Non. Moi je ne pense pas que plus on en parle, plus y en a. Je pense que plus il y en a, plus on en parle. Il y a quand même une tendance, aujourd’hui, à vouloir mettre sur le dos du cinéma ou de la télévision les crimes qui se passent dans le réel. Ca me semble être, de la part des politiques, la stratégie la plus vicieuse qu’ils aient mis au point depuis des années. C’est maintenant les artistes qui parlent du réel qui sont coupables à la place du réel. Là, on atteint quand même des sommets dans le politiquement correct. C’est même de la machination mentale. Dans ce cas là, on interdit Shakespeare, ou Homère, Dostoïevski, Kafka, que sais-je... qui n’ont fait que dire « attendez, je suis écrivain, je fais mon boulot ».
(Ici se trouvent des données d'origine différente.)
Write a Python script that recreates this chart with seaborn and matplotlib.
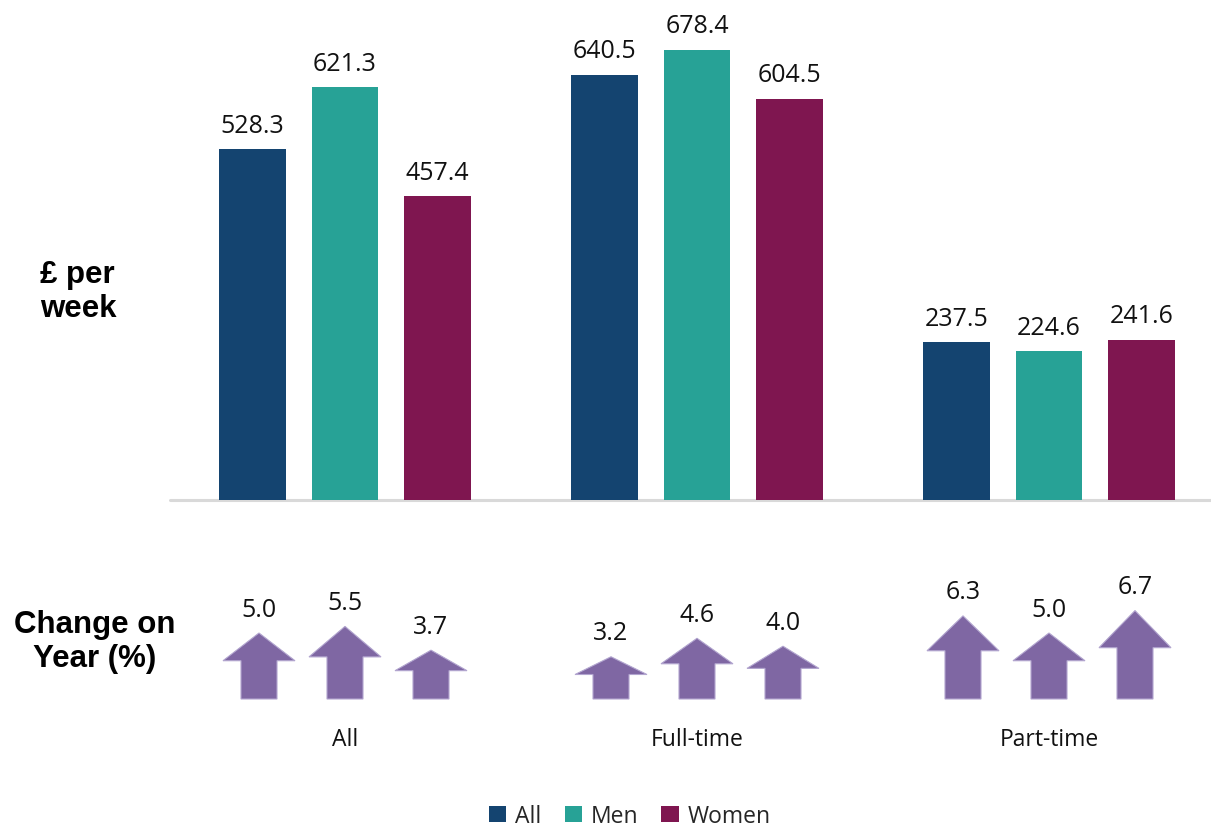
import matplotlib
matplotlib.use("Agg")
import matplotlib.pyplot as plt
from matplotlib.patches import Polygon, Patch
import numpy as np
import pandas as pd
import seaborn as sns

# Weekly earnings (£) by working pattern and sex
groups = ["All", "Full-time", "Part-time"]
series = ["All", "Men", "Women"]
weekly_all = [528.3, 640.5, 237.5]
weekly_men = [621.3, 678.4, 224.6]
weekly_women = [457.4, 604.5, 241.6]

# Percentage change on the previous year
change_all = [5.0, 3.2, 6.3]
change_men = [5.5, 4.6, 5.0]
change_women = [3.7, 4.0, 6.7]

palette = {"All": "#144470", "Men": "#27A296", "Women": "#7F1650"}
arrow_color = "#7F67A3"
arrow_edge = "#B2A5CF"

sns.set_theme(style="white")
plt.rcParams["font.family"] = ["Open Sans", "DejaVu Sans"]

df = pd.DataFrame({
    "group": groups * 3,
    "series": ["All"] * 3 + ["Men"] * 3 + ["Women"] * 3,
    "value": weekly_all + weekly_men + weekly_women,
})

W, H = 1211, 828
fig = plt.figure(figsize=(W / 100, H / 100), dpi=100)

unit_px = 352.0          # one category step in pixels
x_left = -175 / unit_px
x_right = (W - 170) / unit_px + x_left

# --- change-on-year arrow panel (added first so the bar panel sits on top) ---
px_per_pct = 13.2
axa = fig.add_axes([170 / W, (H - 700) / H, (W - 170) / W, 180 / H])
axa.patch.set_visible(False)
axa.set_xlim(x_left, x_right)
axa.set_ylim(0, 180 / px_per_pct)
for s in axa.spines.values():
    s.set_visible(False)
axa.set_yticks([])
axa.set_xticks(range(len(groups)), labels=groups, fontsize=16.5)
axa.tick_params(axis="x", length=0, pad=20, colors="#111111")

offset = 86 / unit_px
head_half = 36 / unit_px
shaft_half = 18 / unit_px
changes = [change_all, change_men, change_women]
for j, vals in enumerate(changes):
    for i, v in enumerate(vals):
        c = i + (j - 1) * offset
        head_base = v * (1 - 0.42)
        pts = [(c - shaft_half, 0), (c + shaft_half, 0),
               (c + shaft_half, head_base), (c + head_half, head_base),
               (c, v), (c - head_half, head_base), (c - shaft_half, head_base)]
        axa.add_patch(Polygon(pts, closed=True, facecolor=arrow_color,
                              edgecolor=arrow_edge, lw=0.8, clip_on=False))
        axa.annotate(f"{v:.1f}", (c, v), xytext=(0, 12.5),
                     textcoords="offset points", ha="center", va="baseline",
                     fontsize=18, color="#111111")

# --- bar panel ---
ax = fig.add_axes([170 / W, (H - 501) / H, (W - 170) / W, 501 / H])
ax.patch.set_visible(False)
sns.barplot(data=df, x="group", y="value", hue="series", order=groups,
            hue_order=series, palette=palette, width=0.79, gap=0.28,
            saturation=1, legend=False, ax=ax, zorder=2, linewidth=0)
ax.set_xlim(x_left, x_right)
ax.set_ylim(0, 501 / 0.664)
ax.axhline(0, color="#D9D9D9", lw=2.2, zorder=1, clip_on=False)
for s in ax.spines.values():
    s.set_visible(False)
ax.set_xticks([])
ax.set_yticks([])
ax.set_xlabel("")
ax.set_ylabel("")

values_by_series = [weekly_all, weekly_men, weekly_women]
for container, vals in zip(ax.containers, values_by_series):
    for patch, v in zip(container.patches, vals):
        cx = patch.get_x() + patch.get_width() / 2
        ax.annotate(f"{v:.1f}", (cx, v), xytext=(0, 12.5),
                    textcoords="offset points", ha="center", va="baseline",
                    fontsize=18, color="#111111")

# --- side labels ---
fig.text(40 / W, 1 - 292 / H, "£ per\nweek", ha="left", va="center",
         fontsize=22.5, fontweight="bold", family=["Liberation Sans", "DejaVu Sans"],
         color="#000000", linespacing=1.15)
fig.text(95 / W, 1 - 642 / H, "Change on\nYear (%)", ha="center", va="center",
         multialignment="center", fontsize=22.5, fontweight="bold",
         family=["Liberation Sans", "DejaVu Sans"], color="#000000",
         linespacing=1.15)

# --- legend ---
handles = [Patch(facecolor=palette[s], edgecolor="none") for s in series]
fig.legend(handles, series, loc="center", bbox_to_anchor=(630 / W, 11 / H),
           ncol=3, frameon=False, fontsize=16.5, handlelength=0.75,
           handleheight=0.75, handletextpad=0.4, columnspacing=1.0,
           borderaxespad=0)

fig.savefig("out.png", dpi=100)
A priori, il faudrait distinguer entre le cinéma, les livres, qui sont des démarches d’artistes, et la télévision.
Mais moi je ne crois pas à cette démarche d’artiste. Je suis pour la suppression pure et simple du CSA. Je pense que c’est une institution absurde et liberticide. On dit « Ah ! Il ne faut surtout pas montrer de violence aux jeunes têtes blondes. Surtout pas leur montrer le monde tel qu’il est. » A savoir que les humains sont des enculés, que les politiques sont tous pourris, ... Il ne faut surtout pas montrer la cruauté. Il faut préserver leur soi disant innocence. Conclusion : on dit que c’est à cause de la télé si on tue. Je crois que c’est exactement l’inverse. Les mômes tuent. Les mômes ont toujours tué. Les enfants sont des assassins, comme les adultes. Alors, évidemment, dire ça, montrer ça... mon Dieu ! On est en train de mettre, justement, des écrans de protection qui ont un effet vicieux.
Mais pourtant, dans l’affaire des deux jeunes meurtriers de Gournay, ils ont cité Tueurs Nés et d’autres films violents comme sources d’inspiration de leur crime !
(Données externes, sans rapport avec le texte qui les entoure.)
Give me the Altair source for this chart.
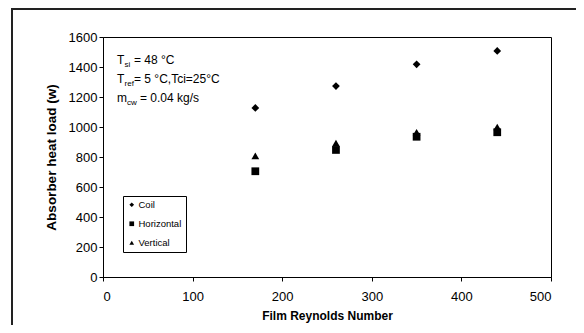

Oui, mais c’est comme si tu voulais interdire la circulation automobile sous pretexte qu’il y a des accidents. Il est certain qu’il existe des individus qui sont plus faibles que d’autres et qui face à l’impact psychique du cinéma ou des jeux vidéo ne vont pas être assez forts. Ce n’est pas pour autant qu’on doit empêcher toute une industrie d’exister. C’est quand même aberrant ! Ils ont peut-être joué à Doom, d’accord, ils ont peut-être vu Tueurs Nés, mais il y a des millions d’individus qui ont fait ça sans pour autant aller flinguer leurs voisins. Donc, faire porter la responsabilité de la violence humaine à ceux qui en parlent, c’est le moyen des politiques et des pouvoirs culturels de se dédouaner, de dire « Ah ! Mon Dieu ! L’homme est bon, il est perverti par tout ça ». C’est ce que je dis dans le roman. C’est exactement l’inverse. Je ne suis pas rousseauiste, je suis darwiniste. Je crois que l’homme est cruel et que ça fait partie de son programme parce que c’est un prédateur et qu’il a besoin de son instinct de tuer pour pouvoir survivre. Après, tout le problème est : comment les civilisations gèrent cet instinct de tuer.
« C’est en s’attaquant aux racines du mal que l’humanité aurait peut-être un jour la possibilité de se libérer de ses chaînes ». Vous pensez donc qu’il y a une forme de mal en chacun de nous.
C’est une phrase que pense Schaltzmann, dans Les Racines du Mal. Cette forme de mal est absolument nécessaire à la survie de l’humanité. Ca fait même peut-être partie du programme de la civilisation. Je suis un auteur de science-fiction dans le sens où je veux intégrer dans ma façon de voir les choses, la prise en compte de la complexité. Je crois aujourd’hui que les problèmes moraux sont traités d’un coup de sabre, avec le blanc d’un côté, le noir de l’autre, le bien, le mal, etc., par rapport à des référents moraux, très précis, très datés et très connotés. Ils ne fonctionnent plus. Pour autant, dans le bouquin, j’essaye de montrer comment justement le nazisme est pour moi non pas le mal, mais une perversion du mal, qui aboutit à son auto-destruction, d’ailleurs. Comme le communisme et toutes les idéologies de ce type là. L’humanité est obligée d’avancer comme ça, en zigzaguant sur une sorte de fil du rasoir, mais il faut prendre en compte les deux aspects de la personnalité humaine et les deux aspects des sociétés. Si on ne prend pas en compte ces deux aspects là, on les refoule. Et quand on refoule, ça revient au gallop. Je refuse d’avoir une explication définitive sur le nazisme et il me semble qu’on devrait prendre en compte ces aspects là. C’est ça qui fait l’homme, c’est pour cela qu’il y a de l’histoire.